Surprise d’une venue qui réjouit le cœur de beaucoup, bergers, pauvres et rejetés, celles et ceux qui sont encore ouverts à l’espérance. Une venue qui ouvre un temps d’espérance, le temps de la gloire de Dieu dans les cieux très hauts, le temps de la paix sur la terre aux êtres humains que Dieu aime, le temps de la résurrection qui fait éclater même la mort. Pour nous. Surprise de la vie possible !

Aujourd’hui encore, Jésus vient à nous. Aujourd’hui encore, il fait irruption dans un monde de trop plein qui n’a pas de place pour lui. Scandale ou surprise pour nous ? Bonne nouvelle !

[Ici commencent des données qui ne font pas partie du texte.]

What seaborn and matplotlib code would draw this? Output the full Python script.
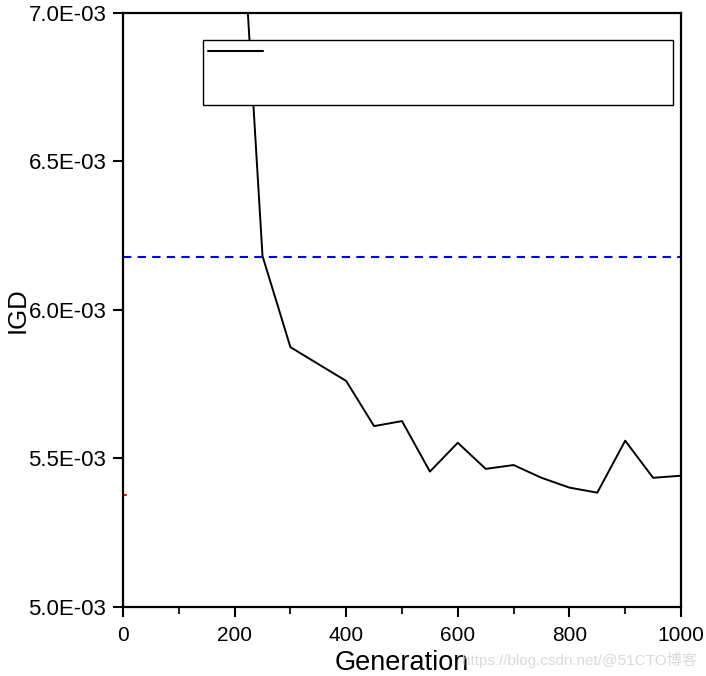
import matplotlib
matplotlib.use("Agg")
import matplotlib.pyplot as plt
import seaborn as sns
import pandas as pd
from matplotlib.lines import Line2D
from matplotlib.ticker import MultipleLocator, FuncFormatter

generations = [200, 250, 300, 350, 400, 450, 500, 550, 600, 650, 700, 750, 800, 850, 900, 950, 1000]
igd = [7.74e-3, 6.182e-3, 5.875e-3, 5.818e-3, 5.761e-3, 5.609e-3, 5.626e-3, 5.456e-3, 5.553e-3,
       5.465e-3, 5.478e-3, 5.435e-3, 5.402e-3, 5.385e-3, 5.560e-3, 5.435e-3, 5.442e-3]
reference_igd = 6.178e-3
red_x = [0, 6]
red_y = [5.377e-3, 5.377e-3]

sns.set_style("ticks")
plt.rcParams['font.family'] = ['Liberation Sans', 'Noto Sans CJK SC', 'DejaVu Sans']

fig = plt.figure(figsize=(7.06, 6.76), dpi=100)
ax = fig.add_axes([123/706, 1-607/676, (681-123)/706, (607-13)/676])

df = pd.DataFrame({"Generation": generations, "IGD": igd})
sns.lineplot(data=df, x="Generation", y="IGD", ax=ax, color="black", linewidth=1.4, label=" ")
ax.axhline(reference_igd, color="#0000ee", linestyle=(0, (4, 3)), linewidth=1.5)
ax.plot(red_x, red_y, color="red", linewidth=1.5)

ax.set_xlim(0, 1000)
ax.set_ylim(5.0e-3, 7.0e-3)
ax.xaxis.set_major_locator(MultipleLocator(200))
ax.xaxis.set_minor_locator(MultipleLocator(100))
ax.yaxis.set_major_locator(MultipleLocator(0.5e-3))
ax.yaxis.set_major_formatter(FuncFormatter(lambda v, p: f"{v*1e3:.1f}E-03"))
ax.tick_params(axis='both', which='major', direction='out', length=7, width=1.5,
               colors='black', pad=5)
ax.tick_params(axis='y', which='major', labelsize=16)
ax.tick_params(axis='x', which='major', labelsize=15, pad=7)
ax.tick_params(axis='x', which='minor', direction='out', length=5, width=1.5)
ax.tick_params(top=False, right=False)
for s in ax.spines.values():
    s.set_linewidth(1.6)
    s.set_color('black')
ax.set_xlabel("Generation", fontsize=19.5, labelpad=3, color='black')
ax.set_ylabel("IGD", fontsize=18.5, labelpad=-1, color='black')

handles = [Line2D([], [], color='black', linewidth=1.5),
           Line2D([], [], color='white', linewidth=0),
           Line2D([], [], color='white', linewidth=0)]
leg = ax.legend(handles, [" ", " ", " "], loc='upper left',
                bbox_to_anchor=((203-123)/558, (607-105)/594, (673-203)/558, 65/594),
                mode='expand', frameon=True, fancybox=False, framealpha=1,
                edgecolor='black', handlelength=3.1, fontsize=13, borderpad=0.25,
                labelspacing=0.15, handletextpad=0.5, borderaxespad=0)
leg.get_frame().set_linewidth(1.0)

fig.text(462/706, 1-660/676, "https://blog.csdn.net/@51CTO博客", fontsize=11,
         color='#dadada', va='center', ha='left')

fig.savefig("out.png", dpi=100)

Aujourd’hui, Jésus frappe à notre porte, prêt à entrer. Aujourd’hui, c’est le défi : le laisser entrer, lui laisser un peu de place dans nos vies. Le laisser entrer, c’est refuser de continuer à emplir notre vie de pouvoir, de certitudes, de biens de consommation, de tout ce qui empêche de faire place à d’autres. C’est se rendre disponibles, faire un peu de place en nous pour un autre que nous-même. S’arrêter, penser, respirer, prier, lire la Bible, stopper l’emballement de nos existences. Faire un tout petit peu de place, même si ce n’est que dans l’étable, dans la mangeoire, à côté, pour que le Christ vienne faire éclater notre bulle de trop plein, et nous rende ainsi disponibles à celles et ceux qui ont besoin de lui. Que cette bonne nouvelle soit en nous, soit pour nous et soit par nous pour d’autres, pour qu’ils puissent être libérés de ce qui les écrase.

Il n’y avait pas place dans la salle destinée aux voyageurs. Il n’y pas de place pour lui dans ce monde… si ce n’est par nous. Alors, pour que ce Noël soit joyeux, ouvrons au Christ qui frappe à notre porte, et disons-lui : il n’y a pas beaucoup de place dans ma maison, tu sais, mais entre quand même ; je veux te faire de la place en moi et dans ce monde !

Amen.

 

[1] Olivier Abel, De l’humiliation, Les Liens qui Libèrent, 2022.